GIVEN MATERIAL:
## Begin

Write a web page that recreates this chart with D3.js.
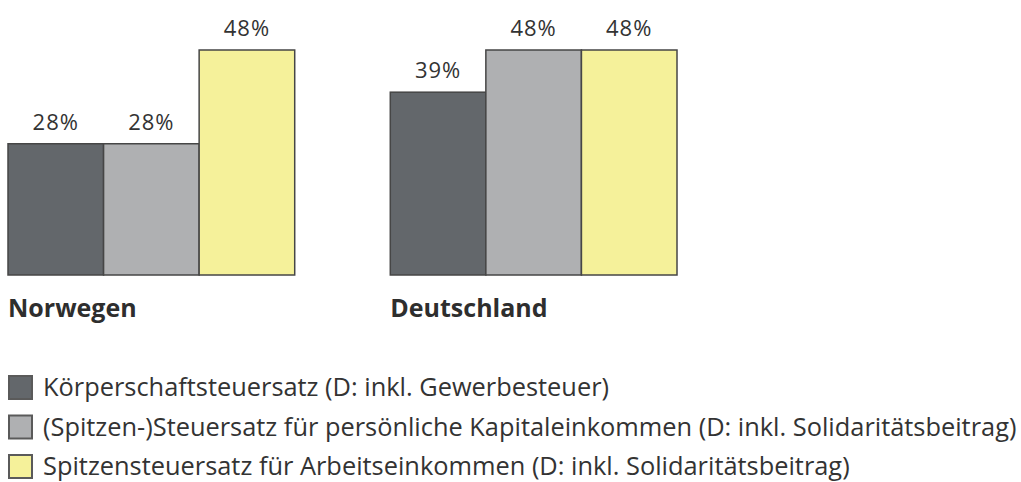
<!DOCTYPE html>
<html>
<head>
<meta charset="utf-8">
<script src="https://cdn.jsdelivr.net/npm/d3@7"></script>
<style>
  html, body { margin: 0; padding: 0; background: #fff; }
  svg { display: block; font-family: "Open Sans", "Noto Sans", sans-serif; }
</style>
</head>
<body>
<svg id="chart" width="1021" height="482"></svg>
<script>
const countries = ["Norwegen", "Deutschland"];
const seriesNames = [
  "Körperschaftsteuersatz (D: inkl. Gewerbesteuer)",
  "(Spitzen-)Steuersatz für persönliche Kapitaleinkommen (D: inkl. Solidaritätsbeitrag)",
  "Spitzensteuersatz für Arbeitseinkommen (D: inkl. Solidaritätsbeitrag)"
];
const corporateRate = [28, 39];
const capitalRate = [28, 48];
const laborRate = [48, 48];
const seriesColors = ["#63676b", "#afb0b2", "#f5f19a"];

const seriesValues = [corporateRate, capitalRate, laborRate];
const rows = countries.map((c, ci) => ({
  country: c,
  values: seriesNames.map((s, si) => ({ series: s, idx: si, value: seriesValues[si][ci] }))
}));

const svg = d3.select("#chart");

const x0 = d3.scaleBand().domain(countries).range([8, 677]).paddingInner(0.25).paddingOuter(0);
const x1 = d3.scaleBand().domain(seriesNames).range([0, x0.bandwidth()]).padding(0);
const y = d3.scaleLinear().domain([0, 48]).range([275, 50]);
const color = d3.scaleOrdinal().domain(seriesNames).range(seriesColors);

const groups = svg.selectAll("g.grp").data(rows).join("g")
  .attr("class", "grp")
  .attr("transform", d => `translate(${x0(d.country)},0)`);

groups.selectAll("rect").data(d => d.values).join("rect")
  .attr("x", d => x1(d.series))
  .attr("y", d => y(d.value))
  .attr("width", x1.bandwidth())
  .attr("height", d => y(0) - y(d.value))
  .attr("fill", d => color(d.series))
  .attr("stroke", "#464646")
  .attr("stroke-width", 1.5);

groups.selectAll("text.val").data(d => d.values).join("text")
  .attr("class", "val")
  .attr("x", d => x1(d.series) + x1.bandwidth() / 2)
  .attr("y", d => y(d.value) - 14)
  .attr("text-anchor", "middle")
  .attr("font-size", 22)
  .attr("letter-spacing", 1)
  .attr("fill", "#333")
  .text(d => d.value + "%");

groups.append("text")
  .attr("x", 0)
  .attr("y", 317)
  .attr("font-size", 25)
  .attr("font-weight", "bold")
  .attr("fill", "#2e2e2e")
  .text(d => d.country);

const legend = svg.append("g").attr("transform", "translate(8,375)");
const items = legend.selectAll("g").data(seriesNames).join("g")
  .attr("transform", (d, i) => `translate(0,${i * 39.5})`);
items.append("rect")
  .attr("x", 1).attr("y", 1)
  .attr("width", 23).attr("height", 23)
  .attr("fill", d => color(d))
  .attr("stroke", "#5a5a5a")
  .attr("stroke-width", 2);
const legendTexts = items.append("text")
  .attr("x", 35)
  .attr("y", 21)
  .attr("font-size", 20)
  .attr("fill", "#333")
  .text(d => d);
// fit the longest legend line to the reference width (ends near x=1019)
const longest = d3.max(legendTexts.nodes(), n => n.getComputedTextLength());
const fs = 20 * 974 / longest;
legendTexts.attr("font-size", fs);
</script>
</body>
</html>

## End

EXERCISE PROMPT:
Restate the entire listing word for word, excluding pictures.

REPLY TO THE EXERCISE:
Write a web page that recreates this chart with D3.js.
<!DOCTYPE html>
<html>
<head>
<meta charset="utf-8">
<script src="https://cdn.jsdelivr.net/npm/d3@7"></script>
<style>
  html, body { margin: 0; padding: 0; background: #fff; }
  svg { display: block; font-family: "Open Sans", "Noto Sans", sans-serif; }
</style>
</head>
<body>
<svg id="chart" width="1021" height="482"></svg>
<script>
const countries = ["Norwegen", "Deutschland"];
const seriesNames = [
  "Körperschaftsteuersatz (D: inkl. Gewerbesteuer)",
  "(Spitzen-)Steuersatz für persönliche Kapitaleinkommen (D: inkl. Solidaritätsbeitrag)",
  "Spitzensteuersatz für Arbeitseinkommen (D: inkl. Solidaritätsbeitrag)"
];
const corporateRate = [28, 39];
const capitalRate = [28, 48];
const laborRate = [48, 48];
const seriesColors = ["#63676b", "#afb0b2", "#f5f19a"];

const seriesValues = [corporateRate, capitalRate, laborRate];
const rows = countries.map((c, ci) => ({
  country: c,
  values: seriesNames.map((s, si) => ({ series: s, idx: si, value: seriesValues[si][ci] }))
}));

const svg = d3.select("#chart");

const x0 = d3.scaleBand().domain(countries).range([8, 677]).paddingInner(0.25).paddingOuter(0);
const x1 = d3.scaleBand().domain(seriesNames).range([0, x0.bandwidth()]).padding(0);
const y = d3.scaleLinear().domain([0, 48]).range([275, 50]);
const color = d3.scaleOrdinal().domain(seriesNames).range(seriesColors);

const groups = svg.selectAll("g.grp").data(rows).join("g")
  .attr("class", "grp")
  .attr("transform", d => `translate(${x0(d.country)},0)`);

groups.selectAll("rect").data(d => d.values).join("rect")
  .attr("x", d => x1(d.series))
  .attr("y", d => y(d.value))
  .attr("width", x1.bandwidth())
  .attr("height", d => y(0) - y(d.value))
  .attr("fill", d => color(d.series))
  .attr("stroke", "#464646")
  .attr("stroke-width", 1.5);

groups.selectAll("text.val").data(d => d.values).join("text")
  .attr("class", "val")
  .attr("x", d => x1(d.series) + x1.bandwidth() / 2)
  .attr("y", d => y(d.value) - 14)
  .attr("text-anchor", "middle")
  .attr("font-size", 22)
  .attr("letter-spacing", 1)
  .attr("fill", "#333")
  .text(d => d.value + "%");

groups.append("text")
  .attr("x", 0)
  .attr("y", 317)
  .attr("font-size", 25)
  .attr("font-weight", "bold")
  .attr("fill", "#2e2e2e")
  .text(d => d.country);

const legend = svg.append("g").attr("transform", "translate(8,375)");
const items = legend.selectAll("g").data(seriesNames).join("g")
  .attr("transform", (d, i) => `translate(0,${i * 39.5})`);
items.append("rect")
  .attr("x", 1).attr("y", 1)
  .attr("width", 23).attr("height", 23)
  .attr("fill", d => color(d))
  .attr("stroke", "#5a5a5a")
  .attr("stroke-width", 2);
const legendTexts = items.append("text")
  .attr("x", 35)
  .attr("y", 21)
  .attr("font-size", 20)
  .attr("fill", "#333")
  .text(d => d);
// fit the longest legend line to the reference width (ends near x=1019)
const longest = d3.max(legendTexts.nodes(), n => n.getComputedTextLength());
const fs = 20 * 974 / longest;
legendTexts.attr("font-size", fs);
</script>
</body>
</html>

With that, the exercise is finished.